Réparer au plus vite. Le projet de loi pour la reconstruction accélérée de Mayotte est présenté ce mercredi 8 janvier en Conseil des ministres. Selon l’exposé des motifs de ce texte d’urgence pour le département d’outre-mer, dévasté le 14 décembre par le cyclone Chido, l’objectif est de permettre aux acteurs publics de «rétablir les conditions de vie des habitants» tout «en préparant la reconstruction» du petit archipel français de l’océan Indien. Alors que le Premier ministre, François Bayrou, souhaite que l’île soit reconstruite en deux ans, cette loi vise à contourner plusieurs règles d’urbanisme et de fiscalité pour accélérer les travaux. Elle avait été annoncée par Emmanuel Macron le 19 décembre, lors de sa visite de Mayotte, comme ce qui avait pu être mis en place pour la reconstruction de Notre-Dame ou l’organisation des Jeux olympiques.
Reconstruire les écoles
La loi prévoit ainsi que «les constructions à usage d’hébergement d’urgence édifiées à Mayotte […] postérieurement au 14 décembre 2024 et jusqu’à l’expiration d’un délai de deux ans suivant la publication de la présente loi […] [soient] dispensées de toute formalité au titre du code de l’urbanisme». Concernant les écoles, durement touchées alors que Mayotte est le département le plus jeune de France avec un habitant sur deux mineurs, le projet prévoit que «l’Etat ou un de ses établissements publics» puisse assurer leur construction, reconstruction ou rénovation en lieu et place des collectivités locales jusqu’au 31 décembre 2027.
Reportage
Pour mener à bien cette mission, le texte souhaite élargir les missions de l’Etablissement public foncier et d’aménagement de Mayotte (Epfam) pour lui confier «la mission de coordonner les travaux de reconstruction de Mayotte». Une personnalité doit être nommée à sa tête, selon Matignon.
Expropriations
Sur le foncier, alors qu’il est souvent difficile d’identifier formellement les propriétaires des terrains à Mayotte, ce projet de loi d’urgence a pour ambition de déroger aux règles habituelles et de pouvoir exproprier avant qu’un propriétaire n’ait été identifié, quitte à l’indemniser a posteriori. Le texte contiendra aussi plusieurs mesures économiques qui resteront en vigueur «jusqu’au 31 mars 2025», comme la suspension du recouvrement des cotisations sociales des travailleurs indépendants, la prolongation des droits des assurés sociaux et des chômeurs ou l’augmentation de la prise en charge au titre du chômage partiel.
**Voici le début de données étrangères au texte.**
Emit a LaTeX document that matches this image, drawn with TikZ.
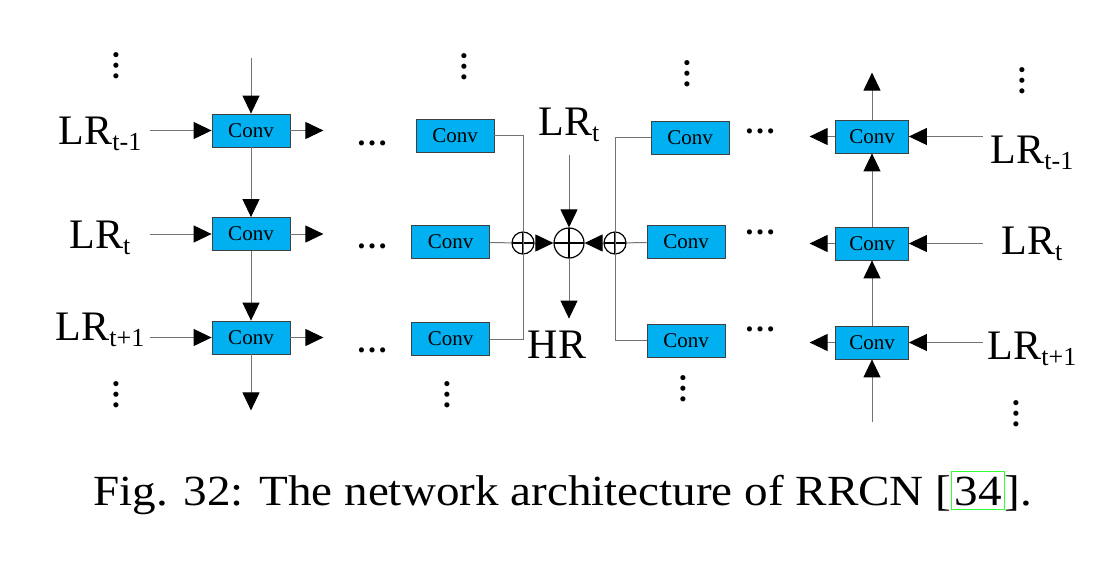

Rien en revanche sur l’habitat précaire, alors que François Bayrou avait promis lors de son déplacement fin décembre «d’empêcher la reconstruction» des bidonvilles à Mayotte. Sauf que trois semaines après le cyclone Chido, qui avait ravagé les baraques de tôles, les habitants ont vite construit de nouveaux abris de fortune. «Le texte est inacceptable parce qu’il n’apporte aucune réponse aux vraies urgences de Mayotte», estime l’ancien député et vice-président de LR en charge des outre-mer Mansour Kamardine, réclamant «une mesure qui inscrit l’interdiction des bidonvilles» dans l’archipel. De son côté, la députée Liot de Mayotte, Estelle Youssouffa, sans commenter le projet de loi d’urgence, a réclamé que «les entrepreneurs de Mayotte soient prioritaires sur les contrats» de reconstruction de l’archipel.
Interview
Selon des sources parlementaires, le texte passera en commission des affaires économiques de l’Assemblée nationale dès le lundi 13 janvier, jour de la reprise de l’activité à l’Assemblée nationale. Son examen en commission pourrait se prolonger le mardi suivant, avant un examen du texte en séance le 20 janvier.
Les questions d’immigration remises à plus tard
Pour les mesures de plus long terme, notamment autour des questions d’immigration, de sécurité et de développement économique, le gouvernement prévoit un autre projet de «loi-programme», qui sera élaboré dans les trois mois, indique Matignon. En parallèle de ce projet, le nouveau ministre des Outre-Mer, Manuel Valls, a annoncé mardi 7 janvier qu’un recensement de la population serait lancé «avec l’Insee et les maires» dans le 101e département français, estimant que l’archipel français comptait «sans doute» 500 000 habitants, au lieu des 320 000 officiels, en raison de l’immigration irrégulière.
Le cyclone Chido, le plus dévastateur à Mayotte depuis quatre-vingt-dix ans, a causé la mort d’au moins 39 personnes et fait plus de 5 600 blessés, selon le dernier bilan publié par les autorités.